Strong Body, Strong Mind, Strong Spirit
There are many people who argue against body conditioning in martial arts, but for me there is no substitute for a conditioning regimen when it comes to martial arts. I know I’m not alone in this belief ,but for me it’s personal. Some will argue that doing constant pounding on your body doesn’t do anything but potentially harm your body, but the long time serious practitioners will tell you that a regular regimen of body pounding not only strengthens the muscles and tendons in your body, but also strengthens the bones and makes the bones more dense. Although there has never been any documented evidence collected or comprehensive studies done, I personally have seen the benefits of this type of body conditioning.
To have bats broken over forearms and shins, doing this to the average person and you would break limbs. This Practitioner in this photo has been Training in Uechi Ryu Karate for many years and following a very punishing body conditioning regimen. But they don’t just condition their limbs but fingers and toes are also conditioned.
In several styles that are based in Chinese Boxing you will find finger strikes and toe strikes. By strengthening your fingers and toes you can use these as weapons with devastating effect. These styles include Crane, Tiger, and Dragon three of the
Five Shaolin styles used in southern styles of Kung Fu that were brought to Okinawa and taught to the locals in the area of Naha. You will also see similarities in other styles like Wu Shu and Wing Chun. These styles also share in the use of extreme body conditioning.

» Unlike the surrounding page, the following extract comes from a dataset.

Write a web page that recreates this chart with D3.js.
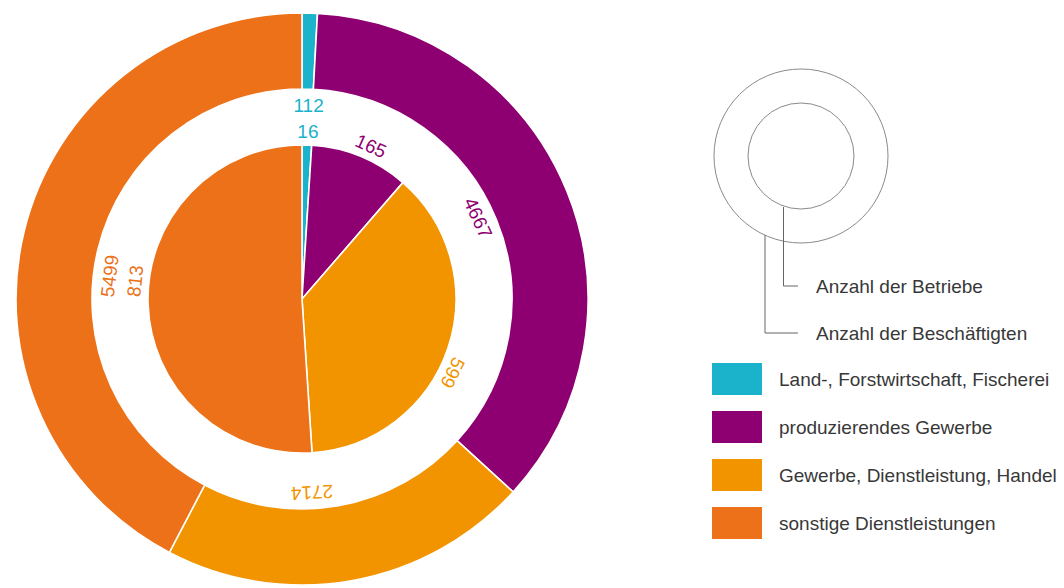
<!DOCTYPE html>
<html>
<head>
<meta charset="utf-8">
<script src="https://cdn.jsdelivr.net/npm/d3@7"></script>
<style>
  html, body { margin: 0; padding: 0; background: #fff; }
  svg { display: block; }
  text { font-family: "Liberation Sans", Arial, sans-serif; }
</style>
</head>
<body>
<svg id="chart" width="1064" height="588"></svg>
<script>
// Sectors, in drawing order (clockwise from 12 o'clock)
const sectors = [
  "Land-, Forstwirtschaft, Fischerei",
  "produzierendes Gewerbe",
  "Gewerbe, Dienstleistung, Handel",
  "sonstige Dienstleistungen"
];
// Outer ring: number of employees per sector
const employees = [112, 4667, 2714, 5499];
// Inner pie: number of businesses per sector
const businesses = [16, 165, 599, 813];
const sectorColors = ["#1bb2cb", "#8e0071", "#f29400", "#ec7118"];

const keyLabels = ["Anzahl der Betriebe", "Anzahl der Beschäftigten"];

// Layout
const cx = 302, cy = 299;
const outerR = 286, ringInnerR = 210, pieR = 154;
const outerLabelR = 194, innerLabelR = 168;
// small angular nudges (degrees) so labels sit clear of each other
const outerNudge = [0.4, -2.5, 7, -7];
const innerNudge = [0.2, 2, 7.5, 8];

const svg = d3.select("#chart");
const color = d3.scaleOrdinal().domain(sectors).range(sectorColors);

const pie = d3.pie().sort(null).value(d => d.value);
const outerData = pie(sectors.map((s, i) => ({ sector: s, value: employees[i] })));
const innerData = pie(sectors.map((s, i) => ({ sector: s, value: businesses[i] })));

const outerArc = d3.arc().innerRadius(ringInnerR).outerRadius(outerR);
const innerArc = d3.arc().innerRadius(0).outerRadius(pieR);

const g = svg.append("g").attr("transform", `translate(${cx},${cy})`);

g.selectAll("path.outer").data(outerData).join("path")
  .attr("class", "outer")
  .attr("d", outerArc)
  .attr("fill", d => color(d.data.sector))
  .attr("stroke", "#fff").attr("stroke-width", 1.6);

g.selectAll("path.inner").data(innerData).join("path")
  .attr("class", "inner")
  .attr("d", innerArc)
  .attr("fill", d => color(d.data.sector))
  .attr("stroke", "#fff").attr("stroke-width", 1.6);

function placeLabels(data, r, nudge, cls) {
  g.selectAll("text." + cls).data(data).join("text")
    .attr("class", cls)
    .attr("transform", (d, i) => {
      const deg = ((d.startAngle + d.endAngle) / 2) * 180 / Math.PI + nudge[i];
      const a = deg * Math.PI / 180;
      const x = r * Math.sin(a), y = -r * Math.cos(a);
      const rot = d.index === 0 ? 0 : deg;
      return `translate(${x},${y}) rotate(${rot})`;
    })
    .attr("text-anchor", "middle")
    .attr("dy", "0.36em")
    .attr("font-size", 19)
    .attr("fill", d => color(d.data.sector))
    .text(d => d.value);
}
placeLabels(outerData, outerLabelR, outerNudge, "outer-label");
placeLabels(innerData, innerLabelR, innerNudge, "inner-label");

// Key explaining the two rings
const key = svg.append("g").attr("transform", "translate(801,156)");
key.append("circle").attr("r", 87).attr("fill", "none").attr("stroke", "#8a8a8a").attr("stroke-width", 1);
key.append("circle").attr("r", 53).attr("fill", "none").attr("stroke", "#8a8a8a").attr("stroke-width", 1);
const leaders = [
  { x: -17.5, y0: 51, y1: 130 },
  { x: -36, y0: 79, y1: 177 }
];
key.selectAll("path.leader").data(leaders).join("path")
  .attr("class", "leader")
  .attr("d", d => `M${d.x},${d.y0}V${d.y1}H-3`)
  .attr("fill", "none").attr("stroke", "#666").attr("stroke-width", 1);
key.selectAll("text.keylabel").data(keyLabels).join("text")
  .attr("class", "keylabel")
  .attr("x", 15)
  .attr("y", (d, i) => leaders[i].y1)
  .attr("dy", "0.36em")
  .attr("font-size", 19)
  .attr("fill", "#383838")
  .text(d => d);

// Colour legend
const legend = svg.append("g").attr("transform", "translate(712,363)");
const item = legend.selectAll("g").data(sectors).join("g")
  .attr("transform", (d, i) => `translate(0,${i * 48})`);
item.append("rect").attr("width", 50).attr("height", 32).attr("fill", d => color(d));
item.append("text")
  .attr("x", 67).attr("y", 16).attr("dy", "0.36em")
  .attr("font-size", 19).attr("fill", "#383838")
  .text(d => d);
</script>
</body>
</html>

The Makiwara board is used to strengthen the hand and toughen the knuckles so that when the punch is delivered minimal damage is sustained by the fighter delivering the blow. Also used for conditioning the thumb and wrists used for strikes with deadly effect.
There is also conditioning done with a partner called Kote Kitei and Ashi Kitei. This practice (Kote Kitei) involves arm pounding, chest pounding and stomach pounding. The use of Kote Kitei is used to strengthen the chest, forearms and core. When a punch is thrown and blocked by a person who practices kote kitei you could end up with a broken arm. The fore arm and legs are used as weapons and hardened to the point that it will break the limb of anyone that tries to attack. Ashi Kitei is the conditioning of the legs to be used to block attacks and used as a weapon.
These styles also check body conditioning using Sanchin Shime. This is a practice where the student will stand in Sanchin Dachi stance and receive hard heavy blows on particular parts of the body from the instructor that allows the teacher to see were the student is at, and allows the student to see that they can take a much greater level of pain than they thought possible without giving up. This attitude of being able to take a shot is important to a fighter while in a fight, it takes a level of fear away from the fighter and allows them to focus the opponent and not worry about sustaining serious injury. This level of confidence can critically change the outcome of a fight.
Is body conditioning important? In a hand to hand combat situation body conditioning give an undeniable edge to the martial arts practitioner that has a regular body conditioning regimen. I have seen it time and again were a person that practices with body conditioning is able to receive an attack and overpower their opponent with just a few blows.